** start **
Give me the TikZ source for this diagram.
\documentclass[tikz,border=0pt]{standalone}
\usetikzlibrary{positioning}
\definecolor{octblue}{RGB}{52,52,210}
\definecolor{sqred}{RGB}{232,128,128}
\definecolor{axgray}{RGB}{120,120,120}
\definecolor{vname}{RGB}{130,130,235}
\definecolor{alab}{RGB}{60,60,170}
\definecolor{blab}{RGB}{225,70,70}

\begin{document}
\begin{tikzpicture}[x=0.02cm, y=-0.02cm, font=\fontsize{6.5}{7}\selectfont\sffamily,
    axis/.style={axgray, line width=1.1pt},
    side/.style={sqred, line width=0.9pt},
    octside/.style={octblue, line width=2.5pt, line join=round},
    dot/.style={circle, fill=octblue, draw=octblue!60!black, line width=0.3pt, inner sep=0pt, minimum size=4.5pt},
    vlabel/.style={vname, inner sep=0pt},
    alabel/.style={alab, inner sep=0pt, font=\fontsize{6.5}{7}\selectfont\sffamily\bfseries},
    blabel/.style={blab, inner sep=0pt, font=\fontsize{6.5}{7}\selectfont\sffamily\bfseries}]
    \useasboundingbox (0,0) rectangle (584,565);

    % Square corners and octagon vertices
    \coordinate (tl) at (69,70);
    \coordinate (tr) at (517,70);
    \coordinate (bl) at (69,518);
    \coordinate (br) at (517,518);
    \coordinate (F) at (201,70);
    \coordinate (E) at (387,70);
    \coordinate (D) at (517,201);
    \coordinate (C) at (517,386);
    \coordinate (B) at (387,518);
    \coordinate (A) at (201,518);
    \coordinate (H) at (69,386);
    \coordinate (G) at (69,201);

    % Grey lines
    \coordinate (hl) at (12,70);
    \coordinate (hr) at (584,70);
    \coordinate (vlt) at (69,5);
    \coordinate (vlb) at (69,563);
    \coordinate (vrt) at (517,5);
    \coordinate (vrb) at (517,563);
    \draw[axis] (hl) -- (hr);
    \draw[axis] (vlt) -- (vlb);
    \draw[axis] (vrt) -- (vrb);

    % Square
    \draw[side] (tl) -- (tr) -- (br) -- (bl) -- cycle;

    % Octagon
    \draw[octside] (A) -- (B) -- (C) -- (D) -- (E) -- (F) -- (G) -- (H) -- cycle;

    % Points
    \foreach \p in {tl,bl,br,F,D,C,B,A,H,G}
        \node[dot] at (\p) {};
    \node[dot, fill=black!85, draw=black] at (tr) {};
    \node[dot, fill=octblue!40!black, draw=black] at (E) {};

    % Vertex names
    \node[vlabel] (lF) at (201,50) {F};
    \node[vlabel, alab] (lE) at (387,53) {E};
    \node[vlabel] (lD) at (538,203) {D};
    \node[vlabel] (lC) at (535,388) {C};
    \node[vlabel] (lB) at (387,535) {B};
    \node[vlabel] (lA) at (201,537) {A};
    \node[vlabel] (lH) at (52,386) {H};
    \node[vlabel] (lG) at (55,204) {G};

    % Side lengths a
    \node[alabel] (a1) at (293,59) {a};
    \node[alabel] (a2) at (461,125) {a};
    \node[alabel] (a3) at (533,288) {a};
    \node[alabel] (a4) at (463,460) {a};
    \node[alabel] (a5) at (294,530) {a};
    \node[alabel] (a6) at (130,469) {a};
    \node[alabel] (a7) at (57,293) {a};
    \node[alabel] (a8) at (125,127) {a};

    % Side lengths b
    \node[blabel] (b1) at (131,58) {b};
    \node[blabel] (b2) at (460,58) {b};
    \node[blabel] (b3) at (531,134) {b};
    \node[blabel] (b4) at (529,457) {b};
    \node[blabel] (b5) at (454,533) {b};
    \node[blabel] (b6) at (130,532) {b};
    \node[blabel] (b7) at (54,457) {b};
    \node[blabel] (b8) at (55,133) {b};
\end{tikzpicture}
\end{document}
** end **
The request |
Each line from the top of the material above through the line with "(0,0) rectangle (584,565);" must be echoed exactly, and no other line.

Solution for this problem |
Give me the TikZ source for this diagram.
\documentclass[tikz,border=0pt]{standalone}
\usetikzlibrary{positioning}
\definecolor{octblue}{RGB}{52,52,210}
\definecolor{sqred}{RGB}{232,128,128}
\definecolor{axgray}{RGB}{120,120,120}
\definecolor{vname}{RGB}{130,130,235}
\definecolor{alab}{RGB}{60,60,170}
\definecolor{blab}{RGB}{225,70,70}

\begin{document}
\begin{tikzpicture}[x=0.02cm, y=-0.02cm, font=\fontsize{6.5}{7}\selectfont\sffamily,
    axis/.style={axgray, line width=1.1pt},
    side/.style={sqred, line width=0.9pt},
    octside/.style={octblue, line width=2.5pt, line join=round},
    dot/.style={circle, fill=octblue, draw=octblue!60!black, line width=0.3pt, inner sep=0pt, minimum size=4.5pt},
    vlabel/.style={vname, inner sep=0pt},
    alabel/.style={alab, inner sep=0pt, font=\fontsize{6.5}{7}\selectfont\sffamily\bfseries},
    blabel/.style={blab, inner sep=0pt, font=\fontsize{6.5}{7}\selectfont\sffamily\bfseries}]
    \useasboundingbox (0,0) rectangle (584,565);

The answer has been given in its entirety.